Friday, October 1, 2021

Unto Dust?

 

Unto Dust? 


Homecoming (2018)

Precedent (detail)

detail

detail

Precedent (2021)

By Tom Wachunas 

   “…for he knows how we are formed, he remembers that we are dust.”  - Psalm 103:14

   “…We know that the whole creation has been groaning as in the pains of childbirth right up to the present time.”  - Romans 8:22

   “Be anxious for nothing, but in everything, by prayer and petition, with thanksgiving, present your requests to God. And the peace of God, which surpasses all understanding, will guard your hearts and your minds in Christ Jesus. Finally, brothers, whatever is true, whatever is honorable, whatever is right, whatever is pure, whatever is lovely, whatever is admirable—if anything is excellent or praiseworthy—think on these things.…”  Phillipians 4:6-8

   “I have told you these things, so that in me you may have peace. In this world you will have trouble. But take heart! I have overcome the world.”  - John 16:33

   The inveterate Word nerd strikes again. On one level, this most recent work of mine - titled “Precedent” – began in a spirit of disdain. Actually, hate would be more accurate. I’ve come to hate the attachment of the word unprecedented to just about every report and opinion on this protracted pandemic season of ours. As it is now, too much of humanity is floundering in a merciless vortex of anxiety and anger, confusion and conflict, medical mayhem and moral malaise. And no measure of political poppycock and prattle can alleviate our pain.

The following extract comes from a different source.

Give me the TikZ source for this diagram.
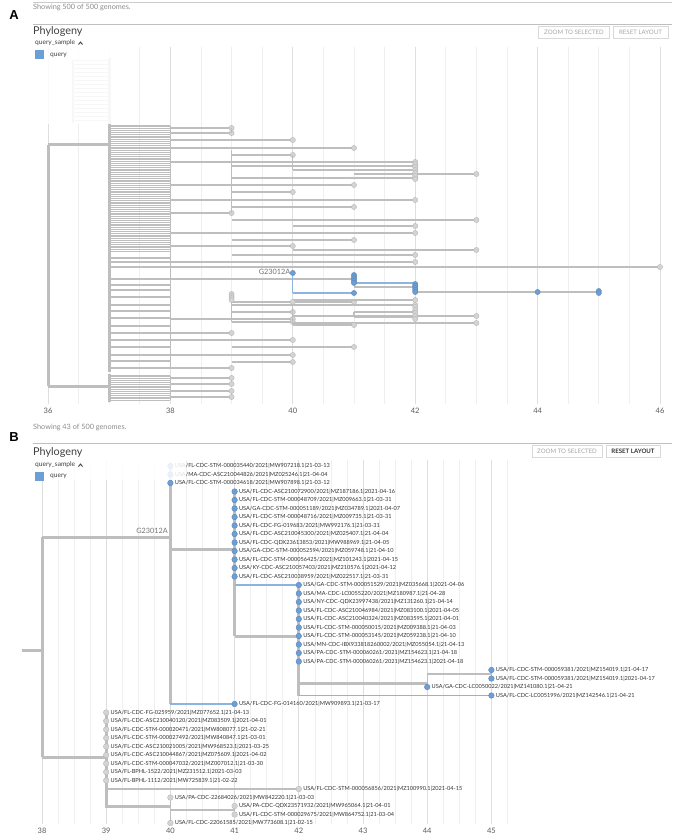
\documentclass[tikz,border=0pt]{standalone}
\usepackage{fontspec}
\setmainfont{Lato}
\newfontfamily\arialf{Liberation Sans}
\definecolor{brc}{HTML}{BEBEBE}
\definecolor{blc}{HTML}{6C9FD6}
\definecolor{blline}{HTML}{8DB3DE}
\definecolor{gridc}{HTML}{EFEFEF}
\definecolor{gridd}{HTML}{DEDEDE}
\definecolor{txtc}{HTML}{333333}
\definecolor{tipg}{HTML}{D4D4D4}
\definecolor{tipge}{HTML}{B8B8B8}
\newcommand\gdot[1]{\fill[tipg,draw=tipge,line width=0.4pt] #1 circle (2.6pt);}
\newcommand\bdot[1]{\fill[blc,draw=blc!85!black,line width=0.4pt] #1 circle (2.6pt);}
\begin{document}
\begin{tikzpicture}[x=1pt,y=-1pt,
  ln/.style={draw=brc,line width=1.1pt},
  thk/.style={draw=brc,line width=3pt},
  bln/.style={draw=blline,line width=1.3pt},
  gt/.style={circle,fill=tipg,draw=tipge,line width=0.4pt,inner sep=0pt,minimum size=5.6pt},
  bt/.style={circle,fill=blc,draw=blc!85!black,line width=0.4pt,inner sep=0pt,minimum size=5.6pt},
  lab/.style={anchor=west,inner sep=0pt,text=txtc,font=\fontsize{5.6}{6}\selectfont},
  ax/.style={inner sep=0pt,text=black!65,font=\fontsize{7.5}{8}\selectfont},
  hdr/.style={anchor=west,inner sep=0pt,text=black!45,font=\fontsize{7.3}{8}\selectfont},
  ttl/.style={anchor=west,inner sep=0pt,text=black!75,font=\fontsize{10.8}{11}\selectfont},
  leg/.style={anchor=west,inner sep=0pt,text=black!75,font=\fontsize{6.6}{7}\selectfont},
  btn/.style={draw=black!15,line width=0.5pt,inner sep=0pt,minimum height=12pt,text=black!35,font=\fontsize{6.1}{7}\selectfont},
  pl/.style={inner sep=0pt,font=\arialf\bfseries\fontsize{13}{14}\selectfont}
]
\useasboundingbox (0,0) rectangle (680,837);
\fill[white] (0,0) rectangle (680,837);

% ================= PANEL A =================
\node[pl] (labA) at (14,15) {A};
\draw[black!20,line width=0.6pt] (33,2) -- (672,2);
\node[hdr] (showA) at (33,7) {Showing 500 of 500 genomes.};
\draw[black!25,line width=0.6pt] (33,24) -- (672,24);
\node[ttl] (phyA) at (33,31.5) {Phylogeny};
\node[btn,minimum width=71pt] (zoomA) at (574,32) {ZOOM TO SELECTED};
\node[btn,minimum width=55pt] (resetA) at (640.5,32) {RESET LAYOUT};

% grid A
\foreach \i in {0,...,20}{\pgfmathsetmacro\gx{48+30.6*\i}\draw[gridc,line width=0.7pt] (\gx,47) -- (\gx,404);}
\foreach \i in {0,4,...,20}{\pgfmathsetmacro\gx{48+30.6*\i}\draw[gridd,line width=0.8pt] (\gx,47) -- (\gx,404);}
\foreach \u [count=\j from 0] in {36,38,40,42,44,46}{\pgfmathsetmacro\gx{48+122.4*\j}\node[ax] (axA\u) at (\gx,411) {\u};}

% tree A
\draw[thk] (48,145) -- (48,386);
\draw[thk] (48,145) -- (109.2,145);
\draw[thk] (48,386) -- (109.2,386);
\draw[thk] (109.2,58) -- (109.2,372);
\draw[thk] (109.2,374) -- (109.2,402);
\draw[ln,line width=2pt] (73,60) -- (73,123);
\foreach \y in {60,64,...,123}{\draw[ln,line width=0.9pt] (73,\y) -- (109.2,\y);}
\foreach \y in {126,128.2,...,252}{\draw[ln,line width=1.3pt] (109.2,\y) -- (170.4,\y);}
\draw[ln] (170.4,126) -- (170.4,252);
\foreach \y in {258,262,267,285,290,297,305,311,318,326,333,340,347,355,361,368}{\draw[ln] (109.2,\y) -- (170.4,\y);}
\foreach \y/\a/\b in {128/170.4/231.6,133/170.4/231.6,140/170.4/292.8,148/170.4/354,155/231.6/292.8,162/170.4/415.2,166/231.6/415.2,170/292.8/415.2,174/354/476.4,178/231.6/415.2,185/170.4/354,192/231.6/292.8,200/170.4/415.2,207/231.6/354,213/170.4/231.6,220/231.6/476.4,226/292.8/415.2,233/170.4/415.2,240/231.6/354,246/170.4/292.8,250/292.8/476.4,255/231.6/415.2,262/170.4/415.2,267/170.4/660,302/231.6/354,300/292.8/415.2,305/231.6/415.2,312/231.6/292.8,316/292.8/476.4,319/170.4/292.8,322/231.6/292.8,323/292.8/476.4,325/292.8/354,333/170.4/231.6,340/170.4/292.8,347/231.6/354,355/170.4/292.8,362/231.6/292.8,368/170.4/231.6}{
  \draw[ln] (\a,\y) -- (\b,\y);
  \gdot{(\b,\y)}
}
\foreach \x/\ya/\yb in {231.6/128/133,170.4/128/368,231.6/150/213,292.8/155/170,415.2/162/180,231.6/293/322,415.2/305/320,292.8/300/325,354/312/317}{\draw[ln] (\x,\ya) -- (\x,\yb);}
\draw[ln] (354,312) -- (415.2,312);
\draw[ln] (354,317) -- (415.2,317);
\foreach \y in {164,167,170,173,176,179}{\gdot{(415.2,\y)}}
\foreach \y in {294,296,298,300}{\gdot{(231.6,\y)}}
\foreach \y in {307,310,313,316,319}{\gdot{(415.2,\y)}}
\gdot{(292.8,302)}
% G23012A subtree
\draw[ln,line width=1.5pt] (109.2,279) -- (354,279);
\draw[bln] (292.8,273) -- (292.8,293);
\draw[bln] (292.8,293) -- (354,293);
\draw[bln] (354,283) -- (415.2,283);
\draw[ln] (354,287) -- (415.2,287);
\draw[ln,line width=2pt] (415.2,292) -- (598.8,292);
\foreach \y in {275,277,279,281,283}{\bdot{(354,\y)}}
\foreach \y in {284,286,288,290,292}{\bdot{(415.2,\y)}}
\bdot{(354,293)}
\bdot{(537.6,292)}
\bdot{(598.8,291)}\bdot{(598.8,293)}
\bdot{(292.8,273)}
\node[anchor=east,inner sep=0pt,text=black!55,font=\fontsize{7.3}{8}\selectfont] (gA) at (290.5,272) {G23012A};
% bottom cluster
\foreach \y in {376,378.2,...,402}{\draw[ln,line width=1.3pt] (109.2,\y) -- (170.4,\y);}
\foreach \y in {378,384,391,397}{\draw[ln] (170.4,\y) -- (231.6,\y); \gdot{(231.6,\y)}}
\draw[ln] (170.4,376) -- (170.4,400);
% legend A
\fill[white,opacity=0.88] (30,38) rectangle (116,124);
\node[leg] (qsA) at (35,43) {query\_sample};
\draw[black!75,line width=0.9pt] (78.5,44.5) -- (80.5,42) -- (82.5,44.5);
\fill[blc] (34.5,50.5) rectangle (43.5,59.5);
\node[leg] (qA) at (50,55) {query};

% ================= PANEL B =================
\node[pl] (labB) at (14,437) {B};
\node[hdr] (showB) at (33,427.5) {Showing 43 of 500 genomes.};
\draw[black!25,line width=0.6pt] (33,443.5) -- (672,443.5);
\node[ttl] (phyB) at (33,452.5) {Phylogeny};
\node[btn,minimum width=70pt] (zoomB) at (567,451) {ZOOM TO SELECTED};
\node[btn,minimum width=54pt,text=black!80,font=\bfseries\fontsize{6.1}{7}\selectfont] (resetB) at (633,451) {RESET LAYOUT};

% grid B
\foreach \i in {0,...,29}{\pgfmathsetmacro\gx{42+16.05*\i}\draw[gridc,line width=0.7pt] (\gx,460) -- (\gx,824);}
\foreach \i in {0,4,...,28}{\pgfmathsetmacro\gx{42+16.05*\i}\draw[gridd,line width=0.8pt] (\gx,460) -- (\gx,824);}
\foreach \u [count=\j from 0] in {38,39,40,41,42,43,44,45}{\pgfmathsetmacro\gx{42+64.2*\j}\node[ax] (axB\u) at (\gx,831) {\u};}

% edges B
\draw[thk] (22,650) -- (42,650);
\draw[thk] (42,537) -- (42,757);
\draw[thk] (42,537) -- (170.4,537);
\draw[thk] (170.4,466) -- (170.4,704);
\draw[thk] (170.4,549) -- (234.6,549);
\draw[thk] (234.6,492) -- (234.6,636);
\draw[bln] (234.6,585) -- (298.8,585);
\draw[thk] (234.6,636) -- (298.8,636);
\draw[thk] (298.8,585) -- (298.8,695.5);
\draw[thk] (298.8,683) -- (427.2,683);
\draw[ln] (427.2,674) -- (427.2,687);
\draw[ln] (427.2,674) -- (491.4,674);
\draw[ln] (491.4,670) -- (491.4,678.5);
\draw[bln] (298.8,695.5) -- (491.4,695.5);
\draw[bln] (170.4,704) -- (234.6,704);
\draw[thk] (42,757) -- (106.2,757);
\draw[thk] (106.2,712.5) -- (106.2,808);
\draw[ln] (106.2,789) -- (298.8,789);
\draw[thk] (106.2,806) -- (170.4,806);
\draw[ln] (170.4,797.5) -- (170.4,823);
\draw[ln] (170.4,810) -- (234.6,810);
\draw[ln] (234.6,806) -- (234.6,814.5);
\node[anchor=south east,inner sep=0pt,text=black!55,font=\fontsize{7.3}{8}\selectfont] (gB) at (168,534) {G23012A};

\newcommand\tipB[4]{\node[#3] (t#1) at (#2,{466+8.5*#1}) {}; \node[lab] (l#1) at ([xshift=4.3pt]t#1.center) {#4};}
\tipB{0}{170.4}{bt}{USA/FL-CDC-STM-000035440/2021|MW907218.1|21-03-13}
\tipB{1}{170.4}{bt}{USA/MA-CDC-ASC210044826/2021|MZ025246.1|21-04-04}
\tipB{2}{170.4}{bt}{USA/FL-CDC-STM-000034618/2021|MW907898.1|21-03-12}
\tipB{3}{234.6}{bt}{USA/FL-CDC-ASC210072900/2021|MZ187186.1|2021-04-16}
\tipB{4}{234.6}{bt}{USA/FL-CDC-STM-000048709/2021|MZ009663.1|21-03-31}
\tipB{5}{234.6}{bt}{USA/GA-CDC-STM-000051189/2021|MZ034789.1|2021-04-07}
\tipB{6}{234.6}{bt}{USA/FL-CDC-STM-000048716/2021|MZ009735.1|21-03-31}
\tipB{7}{234.6}{bt}{USA/FL-CDC-FG-019683/2021|MW992176.1|21-03-31}
\tipB{8}{234.6}{bt}{USA/FL-CDC-ASC210045300/2021|MZ025407.1|21-04-04}
\tipB{9}{234.6}{bt}{USA/FL-CDC-QDX23613853/2021|MW988969.1|21-04-05}
\tipB{10}{234.6}{bt}{USA/GA-CDC-STM-000052594/2021|MZ059748.1|21-04-10}
\tipB{11}{234.6}{bt}{USA/FL-CDC-STM-000056425/2021|MZ101243.1|2021-04-15}
\tipB{12}{234.6}{bt}{USA/KY-CDC-ASC210057403/2021|MZ210576.1|2021-04-12}
\tipB{13}{234.6}{bt}{USA/FL-CDC-ASC210038959/2021|MZ022517.1|21-03-31}
\tipB{14}{298.8}{bt}{USA/GA-CDC-STM-000051529/2021|MZ035668.1|2021-04-06}
\tipB{15}{298.8}{bt}{USA/MA-CDC-LC0055220/2021|MZ180987.1|21-04-28}
\tipB{16}{298.8}{bt}{USA/NY-CDC-QDX23997438/2021|MZ131260.1|21-04-14}
\tipB{17}{298.8}{bt}{USA/FL-CDC-ASC210046984/2021|MZ083100.1|2021-04-05}
\tipB{18}{298.8}{bt}{USA/FL-CDC-ASC210040324/2021|MZ083595.1|2021-04-01}
\tipB{19}{298.8}{bt}{USA/FL-CDC-STM-000050015/2021|MZ009388.1|21-04-03}
\tipB{20}{298.8}{bt}{USA/FL-CDC-STM-000053145/2021|MZ059238.1|21-04-10}
\tipB{21}{298.8}{bt}{USA/MN-CDC-IBX933818260002/2021|MZ055054.1|21-04-13}
\tipB{22}{298.8}{bt}{USA/PA-CDC-STM-000060261/2021|MZ154623.1|21-04-18}
\tipB{23}{298.8}{bt}{USA/PA-CDC-STM-000060261/2021|MZ154623.1|2021-04-18}
\tipB{24}{491.4}{bt}{USA/FL-CDC-STM-000059381/2021|MZ154019.1|21-04-17}
\tipB{25}{491.4}{bt}{USA/FL-CDC-STM-000059381/2021|MZ154019.1|2021-04-17}
\tipB{26}{427.2}{bt}{USA/GA-CDC-LC0050022/2021|MZ141080.1|21-04-21}
\tipB{27}{491.4}{bt}{USA/FL-CDC-LC0051996/2021|MZ142546.1|21-04-21}
\tipB{28}{234.6}{bt}{USA/FL-CDC-FG-014160/2021|MW909893.1|21-03-17}
\tipB{29}{106.2}{gt}{USA/FL-CDC-FG-025959/2021|MZ077652.1|21-04-13}
\tipB{30}{106.2}{gt}{USA/FL-CDC-ASC210040120/2021|MZ083509.1|2021-04-01}
\tipB{31}{106.2}{gt}{USA/FL-CDC-STM-000020471/2021|MW808077.1|21-02-21}
\tipB{32}{106.2}{gt}{USA/FL-CDC-STM-000027492/2021|MW840847.1|21-03-01}
\tipB{33}{106.2}{gt}{USA/FL-CDC-ASC210021005/2021|MW968523.1|2021-03-25}
\tipB{34}{106.2}{gt}{USA/FL-CDC-ASC210044867/2021|MZ075609.1|2021-04-02}
\tipB{35}{106.2}{gt}{USA/FL-CDC-STM-000047032/2021|MZ007012.1|21-03-30}
\tipB{36}{106.2}{gt}{USA/FL-BPHL-1522/2021|MZ231512.1|2021-03-03}
\tipB{37}{106.2}{gt}{USA/FL-BPHL-1112/2021|MW725839.1|21-02-22}
\tipB{38}{298.8}{gt}{USA/FL-CDC-STM-000056856/2021|MZ100990.1|2021-04-15}
\tipB{39}{170.4}{gt}{USA/PA-CDC-22684026/2021|MW842220.1|21-03-03}
\tipB{40}{234.6}{gt}{USA/PA-CDC-QDX23571932/2021|MW965064.1|21-04-01}
\tipB{41}{234.6}{gt}{USA/FL-CDC-STM-000029675/2021|MW864752.1|21-03-04}
\tipB{42}{170.4}{gt}{USA/FL-CDC-22061585/2021|MW773608.1|21-02-15}

% legend B
\fill[white,opacity=0.85] (30,459) rectangle (186,480);
\node[leg] (qsB) at (35,465) {query\_sample};
\draw[black!75,line width=0.9pt] (78.5,466.5) -- (80.5,464) -- (82.5,466.5);
\fill[blc] (34.5,471.5) rectangle (43.5,480.5);
\node[leg] (qB) at (50,476) {query};
\end{tikzpicture}
\end{document}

   But,…unprecedented? A rarely mentioned, much less researched, COVID side-effect is its power to turn us into blithering amnesiacs when it comes to remembering our plagued history as a species on earth. Call it an Anthropocene nightmare. Britannica.com defines the Anthropocene epoch as the “… unofficial interval of geologic time, making up the third worldwide division of the Quaternary Period (2.6 million years ago to the present), characterized as the time in which the collective activities of human beings (Homo sapiens) began to substantially alter Earth’s surface, atmosphere, oceans, and systems of nutrient cycling ...”  

   These days, I’m thinking that the Anthropocene should be renamed the Entropocene, as in entropy – our collective, ongoing decline into profound disorder in virtually every aspect of existence. There is indeed a precedent for my newest painting. I think of it as a topography of a tautology. I / we have been here before, again. And so I repainted a work from nearly four years ago. I wrote about that painting (shown here above) in a post from early 2018, titled, ironically enough, “Can the past have a future in the present?”

http://artwach.blogspot.com/2018/01/can-past-have-future-in-present_89.html  

   The old painting exists now only as a digital image, a memory. Meanwhile, traces of it are still present in the new work. It isn’t an alteration so much as an altaration – a performative, sacrificial prayer to reach for the promised peace of God while living in a troubled world. I fully believe that it is that peace alone which will overturn our entropy.